In order to clarify the why I am remembering the what - the ride of a lifetime, a HUGE hurdle for me (and if I am being perfectly honest with myself and you too.. I actually don't even really like to ride, I get bored and when I get off my bike I wobble around like a telly tubby... here's hoping that changes with time and practise!) and a massive fundraising venture for Arthritis NSW. I have been a part of so many fundraisers, for so many different things, but not many that have seen me asking for ME.. asking people to support ME on a journey that is bigger than BEN HUR (at least to me anyway). It adds a whole new dimension to the journey and while it often creates a knot in my stomach I know I am supported by alot of awesome people and with their help I can do it.. OR at least the FOUR FIT LADIES can do it, hand in hand as we pedal along our way (obviously not literally, that would be weird watching the four of us coming up the road really holding hands... I mean I can barely stay on the bike with two hands let alone one LOL).
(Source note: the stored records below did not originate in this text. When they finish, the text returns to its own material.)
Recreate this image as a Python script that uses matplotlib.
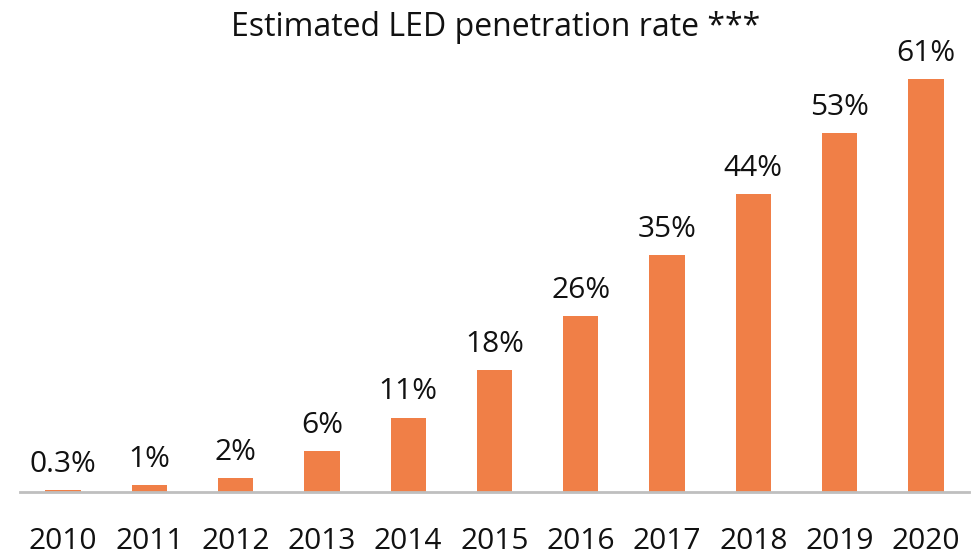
#! /usr/bin/env python3

import matplotlib.pyplot as plt
import numpy as np

plt.rcParams['font.family'] = ['Open Sans', 'DejaVu Sans']

years = ['2010', '2011', '2012', '2013', '2014', '2015',
         '2016', '2017', '2018', '2019', '2020']
rate = [0.3, 1, 2, 6, 11, 18, 26, 35, 44, 53, 61]
labels = ['0.3%', '1%', '2%', '6%', '11%', '18%',
          '26%', '35%', '44%', '53%', '61%']

fig = plt.figure(figsize=(9.77, 5.55), dpi=100)
ax = fig.add_axes([20/977, 63/555, 949/977, 452/555])

x = np.arange(len(years))
bars = ax.bar(x, rate, width=0.41, color='#F07F47')

for b, lab in zip(bars, labels):
    ax.annotate(lab, (b.get_x() + b.get_width()/2, b.get_height()),
                xytext=(0, 8), textcoords='offset points',
                ha='center', va='bottom', fontsize=21.5, color='#111111')

ax.set_xlim(-0.5, len(years) - 0.5)
ax.set_ylim(0, 66.8)
ax.set_xticks(x)
ax.set_xticklabels(years, fontsize=21.5, color='#111111')
ax.tick_params(axis='x', length=0, pad=25)
ax.set_yticks([])

for s in ['top', 'right', 'left']:
    ax.spines[s].set_visible(False)
ax.spines['bottom'].set_color('#BFBFBF')
ax.spines['bottom'].set_linewidth(2)

fig.text(496/977, 1 - 27/555, 'Estimated LED penetration rate ***',
         ha='center', va='center', fontsize=23, color='#111111')

fig.savefig('out.png', dpi=100)
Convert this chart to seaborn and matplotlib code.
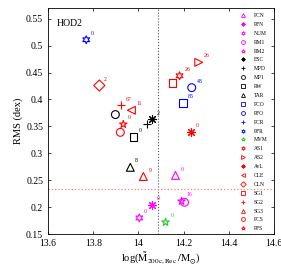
import matplotlib
matplotlib.use('Agg')
import matplotlib.pyplot as plt
from matplotlib.lines import Line2D
from matplotlib.ticker import FuncFormatter, MultipleLocator
import seaborn as sns
import pandas as pd

# codes in the legend (order as in the figure)
legend_names = ['PCN', 'PFN', 'NUM', 'RM1', 'RM2', 'ESC', 'MPD', 'MP1', 'RW', 'TAR',
                'PCO', 'PFO', 'PCR', 'PFR', 'MVM', 'AS1', 'AS2', 'AvL', 'CLE', 'CLN',
                'SG1', 'SG2', 'SG3', 'PCS', 'PFS']

# plotted codes, their mass / rms and the small number printed next to them
point_names = ['PFR', 'CLN', 'SG2', 'CLE', 'MP1', 'PFS', 'PCS', 'RW', 'MPD', 'ESC',
               'TAR', 'SG3', 'PCN', 'AvL', 'SG1', 'AS1', 'AS2', 'PFO', 'PCO', 'PFN',
               'NUM', 'MVM', 'RM1', 'RM2']
log_mass = [13.769, 13.827, 13.924, 13.969, 13.898, 13.933, 13.920, 13.978, 14.040, 14.058,
            13.964, 14.022, 14.164, 14.231, 14.151, 14.182, 14.267, 14.236, 14.196, 14.058,
            14.004, 14.120, 14.204, 14.191]
rms = [0.511, 0.426, 0.389, 0.380, 0.372, 0.354, 0.339, 0.331, 0.354, 0.363,
       0.274, 0.257, 0.259, 0.339, 0.431, 0.444, 0.469, 0.422, 0.394, 0.204,
       0.180, 0.172, 0.209, 0.211]
n_label = ['0', '2', '67', '11', '', '0', '', '0', '', '2',
           '8', '9', '0', '0', '', '26', '26', '48', '85', '0',
           '0', '0', '', '16']

vline_x = 14.085
hline_y = 0.234

df = pd.DataFrame({'name': point_names, 'mass': log_mass, 'rms': rms, 'n': n_label})

# matlab-ish marker styles
hexa = (6, 1, 0)
aster = (8, 2, 0)
M, R, B, K, G = '#ff00ff', '#ff0000', '#0000ff', '#000000', '#22cc22'
style = {
    'PCN': (M, '^'), 'PFN': (M, aster), 'NUM': (M, hexa), 'RM1': (M, 'o'), 'RM2': (M, '*'),
    'ESC': (K, aster), 'MPD': (K, '+'), 'MP1': (K, 'o'), 'RW': (K, 's'), 'TAR': (K, '^'),
    'PCO': (B, 's'), 'PFO': (B, 'o'), 'PCR': (B, '+'), 'PFR': (B, hexa), 'MVM': (G, '*'),
    'AS1': (R, hexa), 'AS2': (R, '>'), 'AvL': (R, aster), 'CLE': (R, '<'), 'CLN': (R, 'D'),
    'SG1': (R, 's'), 'SG2': (R, '+'), 'SG3': (R, '^'), 'PCS': (R, 'o'), 'PFS': (R, '*'),
}
line_markers = ['+', aster]

plt.rcParams['font.family'] = ['Liberation Serif', 'DejaVu Serif']
plt.rcParams['mathtext.fontset'] = 'stix'

fig = plt.figure(figsize=(2.81, 2.66), dpi=100)
ax = fig.add_axes([0.171, 0.120, 0.804, 0.850])

for _, row in df.iterrows():
    c, m = style[row['name']]
    if m in line_markers:
        sns.scatterplot(x=[row['mass']], y=[row['rms']], marker=m, color=c, s=32,
                        linewidth=0.8, ax=ax, zorder=3)
    else:
        sns.scatterplot(x=[row['mass']], y=[row['rms']], marker=m, color=c,
                        facecolor='none', edgecolor=c, s=32, linewidth=0.8, ax=ax, zorder=3)
    if row['n']:
        ax.annotate(row['n'], (row['mass'], row['rms']), xytext=(3.5, 3.5),
                    textcoords='offset points', fontsize=4.2, color=c)

ax.axvline(vline_x, color='#555555', ls=':', lw=0.8)
ax.axhline(hline_y, color='#ff8080', ls=':', lw=0.9)

ax.set_xlim(13.6, 14.6)
ax.set_ylim(0.15, 0.57)
ax.xaxis.set_major_locator(MultipleLocator(0.2))
ax.yaxis.set_major_locator(MultipleLocator(0.05))
fmt = FuncFormatter(lambda v, p: '%g' % round(v, 3))
ax.xaxis.set_major_formatter(fmt)
ax.yaxis.set_major_formatter(fmt)
ax.tick_params(direction='in', top=True, right=True, labelsize=7, length=2.5, width=0.5)
for sp in ax.spines.values():
    sp.set_linewidth(0.6)
ax.set_xlabel(r'log($\tilde{\rm M}_{\rm 200c,Rec}\,/{\rm M}_{\odot}$)', fontsize=7.5, labelpad=2)
ax.set_ylabel('RMS (dex)', fontsize=7.5, labelpad=2)
ax.text(0.04, 0.95, 'HOD2', transform=ax.transAxes, fontsize=7, va='top')

handles = []
for name in legend_names:
    c, m = style[name]
    if m in line_markers:
        h = Line2D([], [], ls='none', marker=m, color=c, markersize=2.8, markeredgewidth=0.6)
    else:
        h = Line2D([], [], ls='none', marker=m, markerfacecolor='none', markeredgecolor=c,
                   markersize=2.8, markeredgewidth=0.6)
    handles.append(h)
ax.legend(handles, legend_names, loc='upper right', bbox_to_anchor=(0.99, 0.995),
          frameon=False, fontsize=4.0, labelspacing=0.7, handlelength=1.0,
          handletextpad=1.5, borderpad=0.2)

fig.savefig('out.png', dpi=100)
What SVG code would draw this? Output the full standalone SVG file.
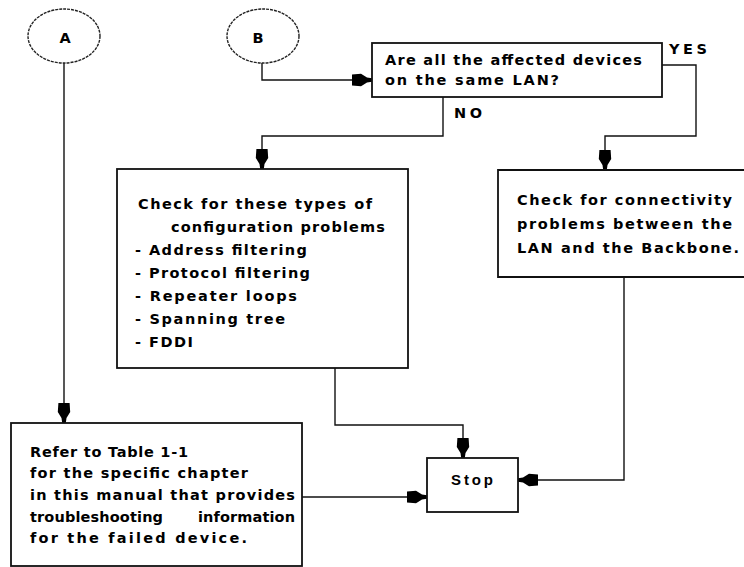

In order to clarify the why I am remembering the where - VIETNAM... oh my goodness what an amazing destination, even if I am going to be super saddle sore and missing my crew like nothing else.

So as I continue to traverse the challenges that face me personally and physically I will remember what MY wise man said tonight... I will remember and I will do my very best to adopt his clarity, remove the fuzz from my brain and move forward stronger and less concerned about the "silly stuff" that has clogged my insecure and flawed head of late.

Insecure and flawed... I am NOT a big fan of those words.. so with some help from this beautiful family of mine I will BANISH them from my head. It's onwards and upwards from here...

And speaking of ONWARDS and UPWARDS we held our first fundraiser in Coonamble last night and raised an ASTOUNDING $1300 towards our journey... I am in complete awe of the community I live in - 90 people attended our trivia night and helped us launch our campaign with a massive BANG! I am so grateful to my team mates for making it happen along with all the helpers we had along the way.. what a TRULY humbling experience! Pinch Pinch Pinch.. yep really happening, 38 weeks to go :) WOO HOO!!!!!!!